** Direction **
Below are some records. Retype exactly the lines from the one containing "Recreate this image" through the one containing "ha='center', va='bottom', fontsize=13.5, linespacing=1.65)", both included, skipping every picture.

** Extracted information **
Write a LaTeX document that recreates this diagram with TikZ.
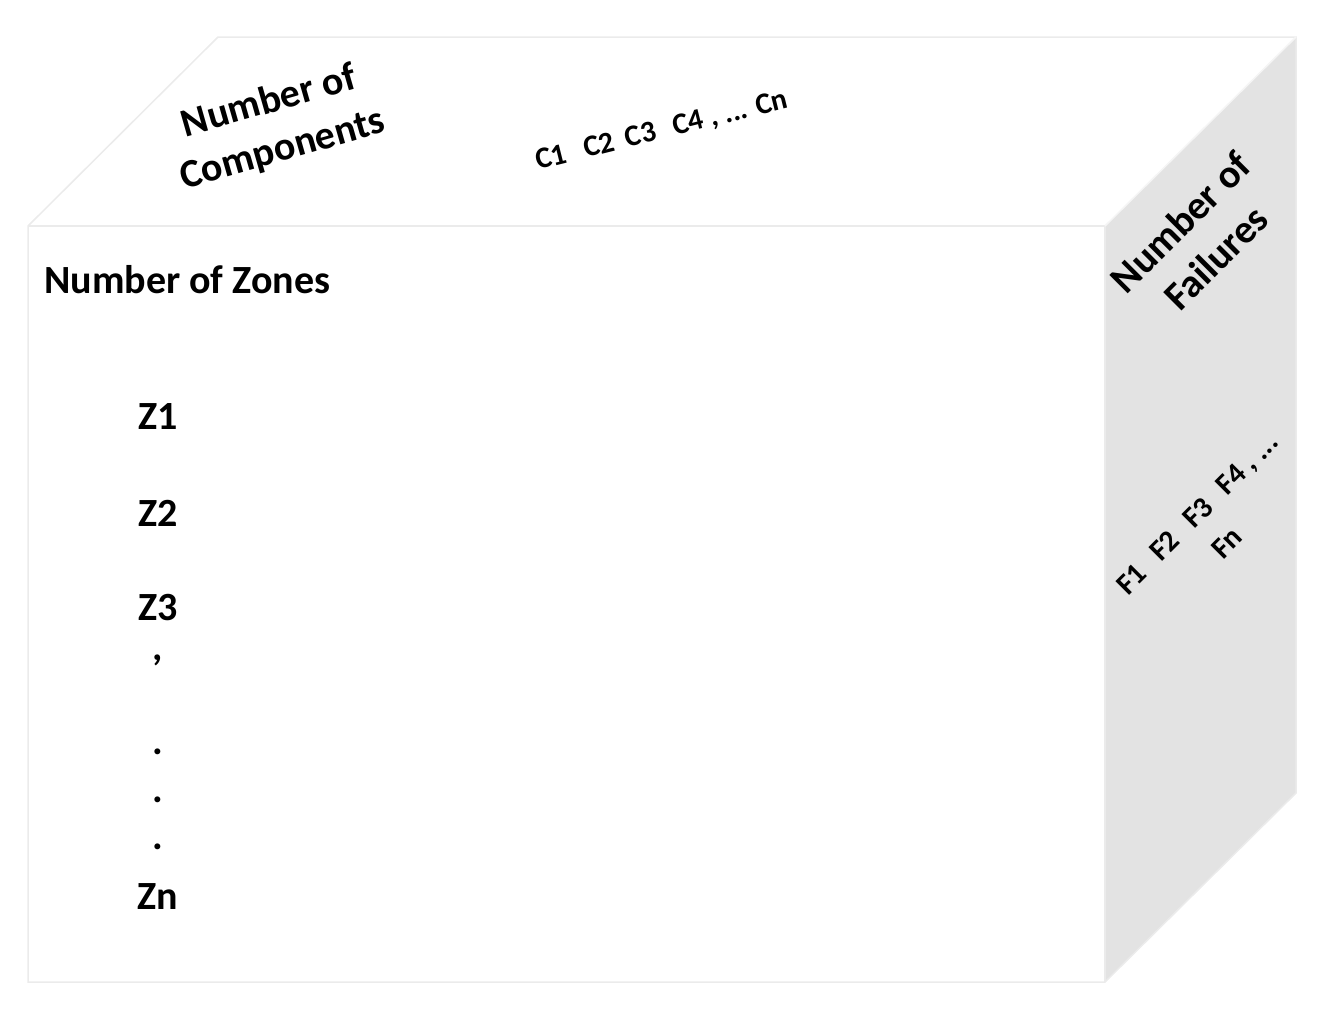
\documentclass[tikz,border=0pt]{standalone}
\usepackage{fontspec}
\setmainfont{Carlito}
\begin{document}
\begin{tikzpicture}[x=1pt,y=-1pt,
  edge/.style={draw=black!8, line width=1.5pt},
  lbl/.style={font=\fontsize{40}{50}\selectfont\bfseries, inner sep=0pt},
  zlbl/.style={font=\fontsize{40}{44}\selectfont\bfseries, inner sep=0pt},
  small/.style={font=\fontsize{30}{42}\selectfont\bfseries, inner sep=0pt, align=center}]
\useasboundingbox (0,0) rectangle (1336,1020);
% faces
\coordinate (A) at (28,226);
\coordinate (B) at (1105,226);
\coordinate (C) at (1105,982);
\coordinate (D) at (28,982);
\coordinate (E) at (218,37);
\coordinate (F) at (1296,37);
\coordinate (G) at (1296,793);
\fill[white] (A) -- (E) -- (F) -- (B) -- cycle;
\fill[black!11] (B) -- (F) -- (G) -- (C) -- cycle;
\draw[edge] (A) -- (E) -- (F) -- (G) -- (C) -- (D) -- cycle;
\draw[edge] (A) -- (B) -- (C);
\draw[edge, draw=black!4] (B) -- (F);
% texts
\node[lbl, rotate=16, align=center] (comp) at (276,126) {Number of\\Components};
\node[small, rotate=14] (clist) at (662,131) {C1\hspace{0.6em}C2\hspace{0.4em}C3\hspace{0.6em}C4 , ... Cn};
\node[lbl, anchor=west] (zones) at (44,280) {Number of Zones};
\node[lbl, rotate=45, align=center] (fail) at (1198,240) {Number of\\Failures};
\node[small, rotate=45] (flist) at (1212,528) {F1\hspace{0.6em}F2\hspace{0.6em}F3\hspace{0.6em}F4 , ...\\Fn};
\node[zlbl] (z1) at (158,417) {Z1};
\node[zlbl] (z2) at (158,513) {Z2};
\node[zlbl] (z3) at (158,608) {Z3};
\node[zlbl] (zc) at (158,660) {,};
\node[zlbl] (d1) at (158,752) {.};
\node[zlbl] (d2) at (158,800) {.};
\node[zlbl] (d3) at (158,847) {.};
\node[zlbl] (zn) at (158,897) {Zn};
\end{tikzpicture}
\end{document}
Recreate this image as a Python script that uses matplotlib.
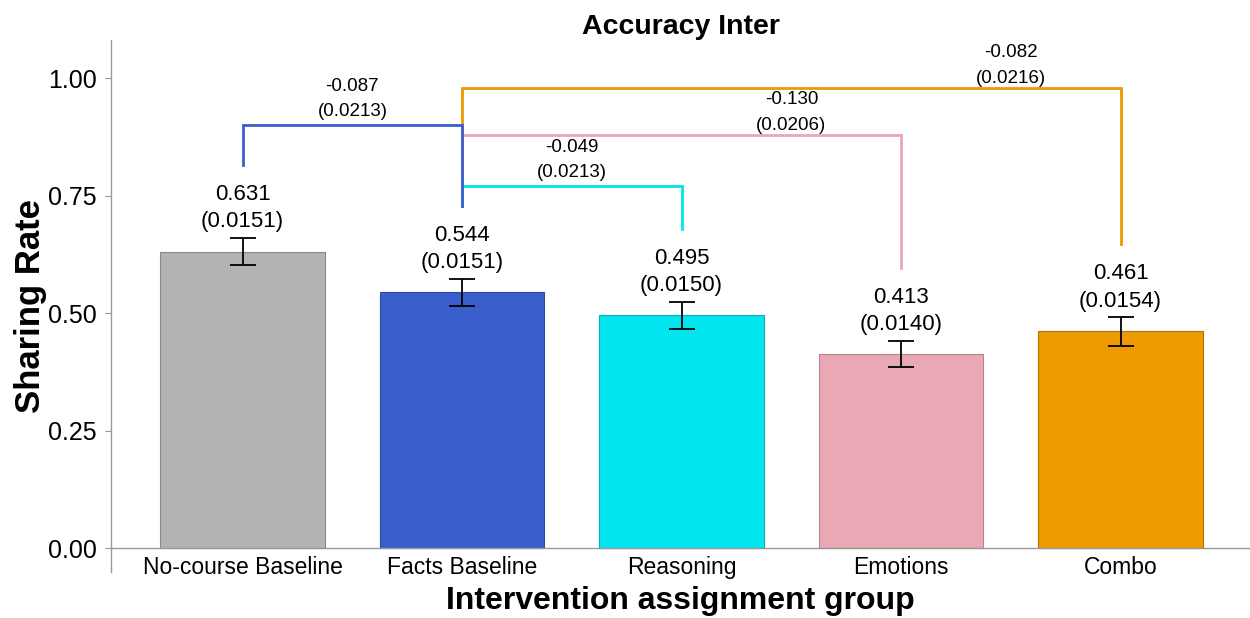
import matplotlib.pyplot as plt

plt.rcParams['font.family'] = ['Liberation Sans', 'DejaVu Sans']

# tasa de compartir por grupo de intervencion
grupos = ['No-course Baseline', 'Facts Baseline', 'Reasoning', 'Emotions', 'Combo']
tasas = [0.631, 0.544, 0.495, 0.413, 0.461]
errores = [0.0151, 0.0151, 0.0150, 0.0140, 0.0154]
colores = ['#b3b3b3', '#3a5fcd', '#00e5ee', '#eaa8b5', '#ee9a00']
bordes = ['#8a8a8a', '#2c4a9e', '#00b2b9', '#b5838d', '#b37400']

# comparaciones entre grupos: (desde, hasta, diferencia, error)
comp_desde = [1, 1, 1, 0]
comp_hasta = [4, 3, 2, 1]
comp_dif = [-0.082, -0.130, -0.049, -0.087]
comp_err = [0.0216, 0.0206, 0.0213, 0.0213]
comp_color = ['#ee9a00', '#eaa8b5', '#00e5ee', '#3a5fcd']
comp_altura = [0.98, 0.88, 0.77, 0.90]
comp_pad = [0.002, 0.002, 0.011, 0.011]

fig = plt.figure(figsize=(12.5, 6.18), dpi=100)
ax = fig.add_axes([0.0888, 0.0744, 0.9112, 0.8606])

x = list(range(len(grupos)))
ic = [1.96 * e for e in errores]
ax.bar(x, tasas, width=0.75, color=colores, edgecolor=bordes, linewidth=0.8, zorder=2)
ax.errorbar(x, tasas, yerr=ic, fmt='none', ecolor='black', elinewidth=1.3,
            capsize=9.5, capthick=1.3, zorder=3)

for i in x:
    ax.text(i, tasas[i] + ic[i] + 0.012, '{:.3f}\n({:.4f})'.format(tasas[i], errores[i]),
            ha='center', va='bottom', fontsize=16, linespacing=1.4)

# extremo inferior de cada pata de los corchetes
patas = [tasas[i] + ic[i] + 0.155 for i in x]

for k in range(len(comp_dif)):
    a, b = comp_desde[k], comp_hasta[k]
    h = comp_altura[k]
    ax.plot([a, a, b, b], [patas[a], h, h, patas[b]], color=comp_color[k],
            linewidth=2, solid_joinstyle='miter', zorder=4)
    ax.text(b - 0.5, h + comp_pad[k], '{:.3f}\n({:.4f})'.format(comp_dif[k], comp_err[k]),
            ha='center', va='bottom', fontsize=13.5, linespacing=1.65)

ax.set_xlim(-0.6, 4.59)
ax.set_ylim(-0.051, 1.081)
ax.set_yticks([0, 0.25, 0.5, 0.75, 1.0])
ax.set_yticklabels(['0.00', '0.25', '0.50', '0.75', '1.00'])
ax.set_xticks(x)
ax.set_xticklabels(grupos)
ax.tick_params(axis='y', labelsize=18, length=4, color='#999999', pad=6)
ax.tick_params(axis='x', labelsize=16.5, length=0, pad=6)

ax.spines['top'].set_visible(False)
ax.spines['right'].set_visible(False)
ax.spines['bottom'].set_position(('data', 0))
for s in ['left', 'bottom']:
    ax.spines[s].set_color('#999999')
    ax.spines[s].set_linewidth(1)

ax.set_title('Accuracy Inter', fontsize=20.5, fontweight='bold', pad=4)
ax.set_ylabel('Sharing Rate', fontsize=25, fontweight='bold', labelpad=1)
ax.set_xlabel('Intervention assignment group', fontsize=23, fontweight='bold', labelpad=5)

fig.savefig('out.png')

** Task response **
Recreate this image as a Python script that uses matplotlib.
import matplotlib.pyplot as plt

plt.rcParams['font.family'] = ['Liberation Sans', 'DejaVu Sans']

# tasa de compartir por grupo de intervencion
grupos = ['No-course Baseline', 'Facts Baseline', 'Reasoning', 'Emotions', 'Combo']
tasas = [0.631, 0.544, 0.495, 0.413, 0.461]
errores = [0.0151, 0.0151, 0.0150, 0.0140, 0.0154]
colores = ['#b3b3b3', '#3a5fcd', '#00e5ee', '#eaa8b5', '#ee9a00']
bordes = ['#8a8a8a', '#2c4a9e', '#00b2b9', '#b5838d', '#b37400']

# comparaciones entre grupos: (desde, hasta, diferencia, error)
comp_desde = [1, 1, 1, 0]
comp_hasta = [4, 3, 2, 1]
comp_dif = [-0.082, -0.130, -0.049, -0.087]
comp_err = [0.0216, 0.0206, 0.0213, 0.0213]
comp_color = ['#ee9a00', '#eaa8b5', '#00e5ee', '#3a5fcd']
comp_altura = [0.98, 0.88, 0.77, 0.90]
comp_pad = [0.002, 0.002, 0.011, 0.011]

fig = plt.figure(figsize=(12.5, 6.18), dpi=100)
ax = fig.add_axes([0.0888, 0.0744, 0.9112, 0.8606])

x = list(range(len(grupos)))
ic = [1.96 * e for e in errores]
ax.bar(x, tasas, width=0.75, color=colores, edgecolor=bordes, linewidth=0.8, zorder=2)
ax.errorbar(x, tasas, yerr=ic, fmt='none', ecolor='black', elinewidth=1.3,
            capsize=9.5, capthick=1.3, zorder=3)

for i in x:
    ax.text(i, tasas[i] + ic[i] + 0.012, '{:.3f}\n({:.4f})'.format(tasas[i], errores[i]),
            ha='center', va='bottom', fontsize=16, linespacing=1.4)

# extremo inferior de cada pata de los corchetes
patas = [tasas[i] + ic[i] + 0.155 for i in x]

for k in range(len(comp_dif)):
    a, b = comp_desde[k], comp_hasta[k]
    h = comp_altura[k]
    ax.plot([a, a, b, b], [patas[a], h, h, patas[b]], color=comp_color[k],
            linewidth=2, solid_joinstyle='miter', zorder=4)
    ax.text(b - 0.5, h + comp_pad[k], '{:.3f}\n({:.4f})'.format(comp_dif[k], comp_err[k]),
            ha='center', va='bottom', fontsize=13.5, linespacing=1.65)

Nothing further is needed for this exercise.